Pro-Kurdish Peoples’ Democratic Party (HDP) deputies gathered at a park in İstanbul’s Kadıköy district as part of a series of protests that will continue until Nov. 4, the anniversary of the detention of HDP Co-chair Selahattin Demirtaş along with eight other party deputies.
HDP deputies Filiz Kerestecioğlu, Garo Paylan, Hüda Kaya, Ayşe Acar Başaran, Sırrı Süreyya Önder, Mithat Sancar, Serpil Kemalbay and Nadir Yıldırım went to Yoğurtçu Park in Kadıköy on Tuesday along with the heads of several labor confederations and a big crowd.
Speaking under a heavy police presence, Önder said the protests would spread from Edirne to Hakkari to demand justice for the jailed HDP deputies.
“Our elected mayors, members of municipal councils and deputies were subjected to a political crackdown [by the government]. We will insist on standing in the line of peace and democracy. We thank all those who came here to support us. We believe we won’t give an opportunity to those who want to provoke people here. Long live peace and the people’s brotherhood,” he said.

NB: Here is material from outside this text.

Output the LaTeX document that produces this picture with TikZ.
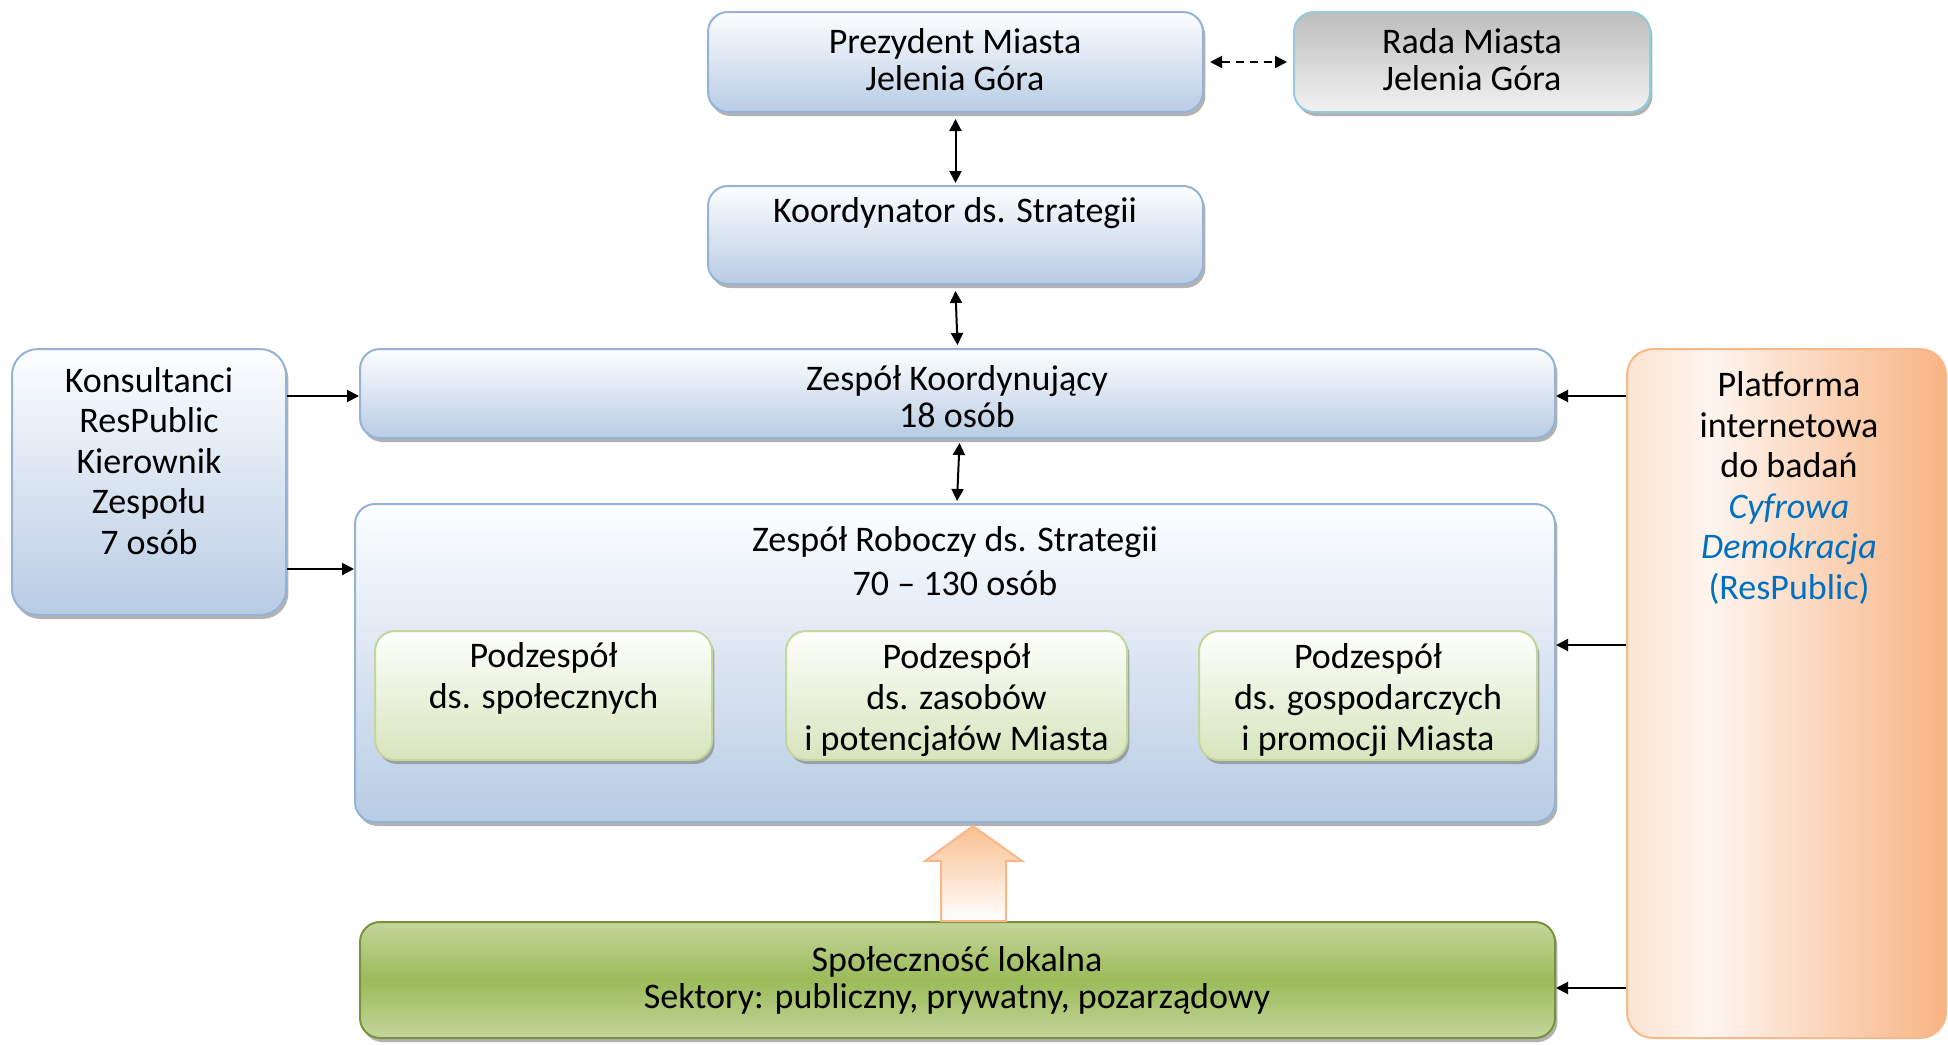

HDP Co-chair Kemalbay also held the party’s parliamentary group meeting in the park.
Meanwhile, police set up barricades in front of the park where the HDP deputies had gathered and prevented people from joining the protest.

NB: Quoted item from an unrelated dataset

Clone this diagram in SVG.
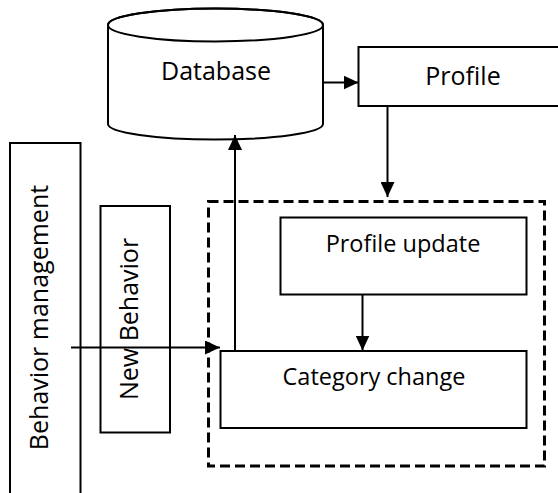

Demirtaş, along with HDP Co-chair Figen Yüksekdağ and seven other HDP politicians, were detained on Nov. 4, 2016 and ultimately arrested on charges of terrorism.
There are currently 11 HDP deputies behind bars in Turkey after the ruling Justice and Development Party (AKP) government stepped up a crackdown on Kurdish politicians last fall. Trustees have been appointed to dozens of municipalities in the country’s predominantly Kurdish Southeast, while hundreds of local Kurdish politicians have been arrested on terror charges.
The developments have attracted widespread criticism from the region and Western countries.